### DATASET EXTRACT
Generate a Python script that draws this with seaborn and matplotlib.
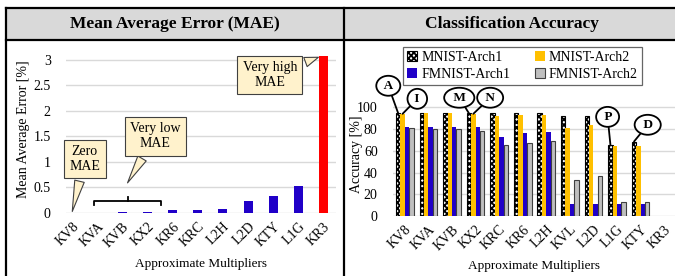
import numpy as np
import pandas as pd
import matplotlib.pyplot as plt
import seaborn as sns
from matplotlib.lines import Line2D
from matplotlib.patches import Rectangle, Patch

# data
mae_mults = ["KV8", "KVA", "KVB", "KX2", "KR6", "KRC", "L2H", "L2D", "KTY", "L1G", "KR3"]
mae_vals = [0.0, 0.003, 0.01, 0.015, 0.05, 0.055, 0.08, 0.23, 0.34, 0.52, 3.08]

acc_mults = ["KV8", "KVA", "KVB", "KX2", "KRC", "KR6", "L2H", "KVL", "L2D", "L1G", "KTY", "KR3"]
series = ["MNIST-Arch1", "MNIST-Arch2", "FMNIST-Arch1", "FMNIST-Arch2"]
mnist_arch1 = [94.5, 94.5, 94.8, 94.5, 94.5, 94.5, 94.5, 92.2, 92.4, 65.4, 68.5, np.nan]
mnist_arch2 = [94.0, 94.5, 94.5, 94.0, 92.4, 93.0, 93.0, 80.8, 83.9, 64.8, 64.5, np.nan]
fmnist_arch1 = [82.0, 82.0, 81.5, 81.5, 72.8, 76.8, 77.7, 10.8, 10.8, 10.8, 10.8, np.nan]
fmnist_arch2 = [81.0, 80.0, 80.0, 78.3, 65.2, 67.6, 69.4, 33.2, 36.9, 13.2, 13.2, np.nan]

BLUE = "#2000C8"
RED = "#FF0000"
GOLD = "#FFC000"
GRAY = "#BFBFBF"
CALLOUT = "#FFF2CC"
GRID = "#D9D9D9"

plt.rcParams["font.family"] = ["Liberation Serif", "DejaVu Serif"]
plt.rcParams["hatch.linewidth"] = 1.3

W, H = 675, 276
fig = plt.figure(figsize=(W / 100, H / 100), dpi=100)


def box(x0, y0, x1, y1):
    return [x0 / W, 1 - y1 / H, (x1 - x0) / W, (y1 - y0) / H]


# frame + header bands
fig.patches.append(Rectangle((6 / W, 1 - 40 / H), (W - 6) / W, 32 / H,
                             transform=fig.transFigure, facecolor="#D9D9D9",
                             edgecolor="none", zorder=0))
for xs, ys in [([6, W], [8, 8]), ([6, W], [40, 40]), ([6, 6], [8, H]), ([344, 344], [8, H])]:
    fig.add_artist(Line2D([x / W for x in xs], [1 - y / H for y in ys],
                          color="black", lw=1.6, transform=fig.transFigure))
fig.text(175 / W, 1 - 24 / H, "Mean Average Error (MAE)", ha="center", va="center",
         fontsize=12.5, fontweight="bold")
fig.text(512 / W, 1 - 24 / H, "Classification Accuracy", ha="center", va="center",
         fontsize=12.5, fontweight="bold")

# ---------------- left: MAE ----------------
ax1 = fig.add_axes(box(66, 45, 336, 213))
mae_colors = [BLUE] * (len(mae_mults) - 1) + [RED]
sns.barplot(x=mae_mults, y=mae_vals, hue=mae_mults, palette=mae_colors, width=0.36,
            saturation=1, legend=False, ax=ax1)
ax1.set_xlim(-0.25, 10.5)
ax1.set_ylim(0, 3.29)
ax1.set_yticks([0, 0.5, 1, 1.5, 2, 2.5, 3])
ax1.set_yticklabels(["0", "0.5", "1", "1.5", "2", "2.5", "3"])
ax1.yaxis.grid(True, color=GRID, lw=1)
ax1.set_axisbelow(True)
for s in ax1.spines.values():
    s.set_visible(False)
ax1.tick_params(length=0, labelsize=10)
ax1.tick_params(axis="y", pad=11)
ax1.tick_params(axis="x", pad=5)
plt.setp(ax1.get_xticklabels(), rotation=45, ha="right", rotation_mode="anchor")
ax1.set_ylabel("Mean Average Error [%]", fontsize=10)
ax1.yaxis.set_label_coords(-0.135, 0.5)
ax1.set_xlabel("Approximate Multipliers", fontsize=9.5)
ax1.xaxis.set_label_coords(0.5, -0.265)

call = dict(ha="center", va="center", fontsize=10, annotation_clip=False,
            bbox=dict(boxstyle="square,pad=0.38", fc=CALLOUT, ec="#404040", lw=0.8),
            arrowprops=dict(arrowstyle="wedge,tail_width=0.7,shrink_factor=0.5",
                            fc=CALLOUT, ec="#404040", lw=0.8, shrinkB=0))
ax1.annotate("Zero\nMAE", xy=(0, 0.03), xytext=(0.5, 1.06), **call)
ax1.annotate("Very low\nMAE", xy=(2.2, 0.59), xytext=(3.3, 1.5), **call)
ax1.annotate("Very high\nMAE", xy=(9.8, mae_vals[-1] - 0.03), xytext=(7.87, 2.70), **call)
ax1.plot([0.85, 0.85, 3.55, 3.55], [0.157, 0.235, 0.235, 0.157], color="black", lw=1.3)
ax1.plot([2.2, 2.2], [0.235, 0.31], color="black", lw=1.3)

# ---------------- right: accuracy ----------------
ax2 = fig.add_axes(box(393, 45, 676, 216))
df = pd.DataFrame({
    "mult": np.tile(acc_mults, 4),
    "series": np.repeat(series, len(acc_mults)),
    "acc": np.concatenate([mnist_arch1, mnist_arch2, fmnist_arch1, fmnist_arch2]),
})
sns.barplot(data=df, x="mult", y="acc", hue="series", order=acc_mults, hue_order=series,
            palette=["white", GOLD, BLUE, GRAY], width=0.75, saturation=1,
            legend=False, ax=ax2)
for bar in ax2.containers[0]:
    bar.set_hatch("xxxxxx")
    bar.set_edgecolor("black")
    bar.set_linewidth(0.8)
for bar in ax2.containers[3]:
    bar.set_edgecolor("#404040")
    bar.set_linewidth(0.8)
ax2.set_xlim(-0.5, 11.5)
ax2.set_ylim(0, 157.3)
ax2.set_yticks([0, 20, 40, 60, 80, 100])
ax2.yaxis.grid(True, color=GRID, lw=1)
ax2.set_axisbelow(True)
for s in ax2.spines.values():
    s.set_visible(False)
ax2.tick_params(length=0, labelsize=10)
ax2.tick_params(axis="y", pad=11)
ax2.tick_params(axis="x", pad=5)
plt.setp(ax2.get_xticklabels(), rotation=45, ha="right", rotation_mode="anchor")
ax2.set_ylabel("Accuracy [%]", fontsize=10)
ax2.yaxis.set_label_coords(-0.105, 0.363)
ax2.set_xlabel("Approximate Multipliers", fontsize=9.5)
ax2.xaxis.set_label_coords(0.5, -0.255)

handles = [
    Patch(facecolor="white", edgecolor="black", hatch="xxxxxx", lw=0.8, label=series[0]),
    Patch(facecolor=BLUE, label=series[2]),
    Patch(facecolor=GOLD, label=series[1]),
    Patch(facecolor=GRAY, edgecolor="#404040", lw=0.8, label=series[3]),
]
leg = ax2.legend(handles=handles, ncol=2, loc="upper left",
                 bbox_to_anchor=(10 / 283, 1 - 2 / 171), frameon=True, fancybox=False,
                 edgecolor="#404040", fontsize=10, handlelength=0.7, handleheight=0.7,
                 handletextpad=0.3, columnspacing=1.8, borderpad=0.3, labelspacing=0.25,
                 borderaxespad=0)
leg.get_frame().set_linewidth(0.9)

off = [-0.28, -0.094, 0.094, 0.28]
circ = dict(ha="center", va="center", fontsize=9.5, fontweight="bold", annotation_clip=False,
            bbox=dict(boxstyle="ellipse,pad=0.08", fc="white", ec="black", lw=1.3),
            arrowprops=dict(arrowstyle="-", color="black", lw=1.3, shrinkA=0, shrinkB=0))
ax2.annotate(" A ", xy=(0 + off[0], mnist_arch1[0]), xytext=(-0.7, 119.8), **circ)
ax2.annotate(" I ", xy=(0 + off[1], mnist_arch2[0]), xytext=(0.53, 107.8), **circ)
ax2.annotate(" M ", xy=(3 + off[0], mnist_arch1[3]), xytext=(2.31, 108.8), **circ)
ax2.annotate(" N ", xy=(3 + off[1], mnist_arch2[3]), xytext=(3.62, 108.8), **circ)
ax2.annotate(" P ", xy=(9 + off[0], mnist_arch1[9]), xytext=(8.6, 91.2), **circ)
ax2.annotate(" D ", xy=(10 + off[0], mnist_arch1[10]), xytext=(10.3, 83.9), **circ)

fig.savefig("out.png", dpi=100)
######
_WHAT IS EXPECTED:_
Skip the pictures and restate exactly the lines from the beginning of the listing to the line with "0.34, 0.52, 3.08]", that line included.

_CORRECT ANSWER:_
Generate a Python script that draws this with seaborn and matplotlib.
import numpy as np
import pandas as pd
import matplotlib.pyplot as plt
import seaborn as sns
from matplotlib.lines import Line2D
from matplotlib.patches import Rectangle, Patch

# data
mae_mults = ["KV8", "KVA", "KVB", "KX2", "KR6", "KRC", "L2H", "L2D", "KTY", "L1G", "KR3"]
mae_vals = [0.0, 0.003, 0.01, 0.015, 0.05, 0.055, 0.08, 0.23, 0.34, 0.52, 3.08]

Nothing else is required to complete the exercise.